By Anuj Puri, Chairman Anarock
In most metros such as Mumbai, redevelopment of old residential buildings is a normal and desirable occurrence. Without redevelopment, there would be no new supply in the fully developed city centres. Also, redevelopment is necessary because every building has an inbuilt shelf-life, after which it becomes unsafe, unattractive to the market and difficult to maintain.
Even now, a number of housing societies in Mumbai are contemplating the redevelopment option. However, the stakeholders of these societies often lack the information they need to make an informed call on which developer to enlist, and what guidelines they should follow before making a commitment. Here is a brief reference guide on what to look and ask for:
Check the Handover Timelines
A developer undertaking the redevelopment of a residential building can legally start the construction process only after he obtains the Commencement Certificate (CC). However, there are a host of other permissions and approvals to be obtained prior to that, together referred to as Intimation of Disapproval (IOD) approvals.
While the society members and developers mutually decide on when to vacate for facilitating the construction, it should ideally be done after the IOD has been obtained. In fact, the developer would also be more comfortable with vacating members only after the IOD has been obtained, since this would minimize his outgoings on the rentals which he would have to pay to members towards meeting their alternative accommodation costs.

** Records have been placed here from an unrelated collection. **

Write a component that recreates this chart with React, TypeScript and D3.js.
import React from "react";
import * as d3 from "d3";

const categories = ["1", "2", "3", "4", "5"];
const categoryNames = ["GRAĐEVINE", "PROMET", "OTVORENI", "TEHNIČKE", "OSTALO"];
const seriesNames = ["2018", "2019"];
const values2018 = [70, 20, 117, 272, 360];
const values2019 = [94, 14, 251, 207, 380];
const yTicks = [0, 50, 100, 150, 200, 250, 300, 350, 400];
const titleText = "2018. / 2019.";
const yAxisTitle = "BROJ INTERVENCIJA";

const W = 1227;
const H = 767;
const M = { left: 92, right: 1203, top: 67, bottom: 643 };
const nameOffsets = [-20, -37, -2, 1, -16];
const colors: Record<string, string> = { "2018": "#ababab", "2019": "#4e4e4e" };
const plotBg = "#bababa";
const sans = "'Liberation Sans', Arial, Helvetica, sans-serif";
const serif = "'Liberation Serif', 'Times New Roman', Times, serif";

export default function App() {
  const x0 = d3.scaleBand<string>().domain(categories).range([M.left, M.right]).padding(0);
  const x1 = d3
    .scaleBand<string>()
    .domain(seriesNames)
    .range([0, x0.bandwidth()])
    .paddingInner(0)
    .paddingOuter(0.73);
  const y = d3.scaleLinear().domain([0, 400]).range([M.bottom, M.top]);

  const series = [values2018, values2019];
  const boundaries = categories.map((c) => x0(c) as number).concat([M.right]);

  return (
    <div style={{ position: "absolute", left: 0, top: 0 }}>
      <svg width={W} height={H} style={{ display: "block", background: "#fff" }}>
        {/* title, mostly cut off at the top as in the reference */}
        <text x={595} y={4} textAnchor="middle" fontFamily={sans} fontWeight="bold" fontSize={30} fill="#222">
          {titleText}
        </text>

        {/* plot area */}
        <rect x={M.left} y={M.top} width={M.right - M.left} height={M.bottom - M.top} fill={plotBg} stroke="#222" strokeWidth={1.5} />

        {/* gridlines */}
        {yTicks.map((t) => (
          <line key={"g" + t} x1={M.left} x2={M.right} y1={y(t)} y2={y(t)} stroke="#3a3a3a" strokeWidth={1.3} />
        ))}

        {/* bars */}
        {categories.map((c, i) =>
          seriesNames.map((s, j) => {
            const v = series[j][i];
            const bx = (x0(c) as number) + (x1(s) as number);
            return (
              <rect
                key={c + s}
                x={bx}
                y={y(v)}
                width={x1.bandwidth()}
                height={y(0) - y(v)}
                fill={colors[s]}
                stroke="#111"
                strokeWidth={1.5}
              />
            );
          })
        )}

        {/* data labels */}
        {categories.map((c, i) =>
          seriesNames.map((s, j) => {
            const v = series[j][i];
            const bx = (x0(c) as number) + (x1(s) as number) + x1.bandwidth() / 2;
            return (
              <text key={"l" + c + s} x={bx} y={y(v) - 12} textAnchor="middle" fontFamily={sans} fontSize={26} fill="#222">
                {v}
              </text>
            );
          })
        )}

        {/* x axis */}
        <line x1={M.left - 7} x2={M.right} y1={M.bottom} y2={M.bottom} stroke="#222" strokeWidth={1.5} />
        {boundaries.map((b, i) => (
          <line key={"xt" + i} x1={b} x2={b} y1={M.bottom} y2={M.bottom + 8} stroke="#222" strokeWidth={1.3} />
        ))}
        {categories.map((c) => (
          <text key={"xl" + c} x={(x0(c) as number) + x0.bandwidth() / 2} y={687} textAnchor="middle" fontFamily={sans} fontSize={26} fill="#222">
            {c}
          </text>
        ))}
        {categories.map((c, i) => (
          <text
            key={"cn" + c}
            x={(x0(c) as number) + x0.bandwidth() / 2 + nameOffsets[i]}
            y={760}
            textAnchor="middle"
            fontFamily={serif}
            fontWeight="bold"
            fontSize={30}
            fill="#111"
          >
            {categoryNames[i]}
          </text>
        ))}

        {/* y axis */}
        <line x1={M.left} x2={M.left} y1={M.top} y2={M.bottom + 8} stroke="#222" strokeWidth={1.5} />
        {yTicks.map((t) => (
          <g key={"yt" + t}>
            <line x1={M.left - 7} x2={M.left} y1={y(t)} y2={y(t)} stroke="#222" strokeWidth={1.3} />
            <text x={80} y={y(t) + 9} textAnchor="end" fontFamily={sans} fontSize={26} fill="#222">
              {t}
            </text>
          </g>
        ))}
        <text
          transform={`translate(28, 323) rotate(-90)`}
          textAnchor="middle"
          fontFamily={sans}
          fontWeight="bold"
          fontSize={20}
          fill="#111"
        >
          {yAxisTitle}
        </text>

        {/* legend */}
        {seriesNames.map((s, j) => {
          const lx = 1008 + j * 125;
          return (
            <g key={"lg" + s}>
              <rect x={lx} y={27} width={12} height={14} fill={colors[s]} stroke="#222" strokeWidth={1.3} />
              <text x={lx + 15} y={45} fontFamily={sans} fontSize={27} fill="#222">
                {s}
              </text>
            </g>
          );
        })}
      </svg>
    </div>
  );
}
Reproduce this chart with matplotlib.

Check the Reimbursement Parameters
The housing society members of a project that is to be redeveloped are entitled to monthly rental payments from the developer undertaking the project. The extent and limit for these payments must be clearly outlined in the agreement drawn up between the members and developer. Usually, it will be equivalent to the applicable rental for a similar-sized apartment in or around the same locality. The developer must also reimburse members for the cost of packers and movers and minor interior alterations in the rented accommodation they occupy during the redevelopment process, as these are also counted as expenses incurred while relocating to a new accommodation.
Clearly Define the Rental Escalation Clause
In a city like Mumbai, there have been several cases where members’ backs have been put to the wall because of poorly-framed rental clauses. It is important for the rental escalation cost to be included in the agreement between a developer and the housing society members. Typically, rentals tend to rise by 10% every year, though this can vary depending on locations, category/type of buildings and some other aspects. Society members should do their due diligence on this subject and negotiate for rental escalation terms that best fit their location and building type.
Consider Increased Maintenance Costs Post Redevelopment
The maintenance costs for a project are bound to rise after it has been redeveloped, proportionate to the additional amenities that the developer has provided. These amenities would include but are not limited to recreational facilities, garden, swimming pool, gymnasium, covered parking, air-conditioned lobby, open areas, etc. The housing society members need to calculate and assess the financial implications, keeping in mind the interests of all members. Depending upon the average financial capacity and everyone’s common interests, members should ask the developer to only provide amenities that everyone has agreed on. Often, developers offer maintenance-free periods to members, wherein the developer is willing to bear the maintenance charges which would otherwise have been borne by the society members. In the case of such an arrangement, the society should ask the developer to deposit this amount in a separate account prior to giving him permission to sell the surplus flats in the newly redeveloped building.
Ensure .g/;a Strong Delay Clause In The Agreement
The terms and conditions in the agreement between a developer and the housing society must clearly capture all the details regarding the construction time-frame. The developer should be asked to specifically mention the date by which he would be handing over the completed structure to the society members. The applicable penalties that the developer incurs if a delay occurs should also be mentioned. The penalties could be in the form of termination of contract, wherein the society members pay a pre-decided amount on a pro-rata basis according to the status of construction progress. Else, the developer may be liable to compensate the society members in cash or otherwise as a fine for delay.
To summarize, the redevelopment agreement between a housing society and a developer must incorporate maximum clarity over the roles and responsibilities of each involved party.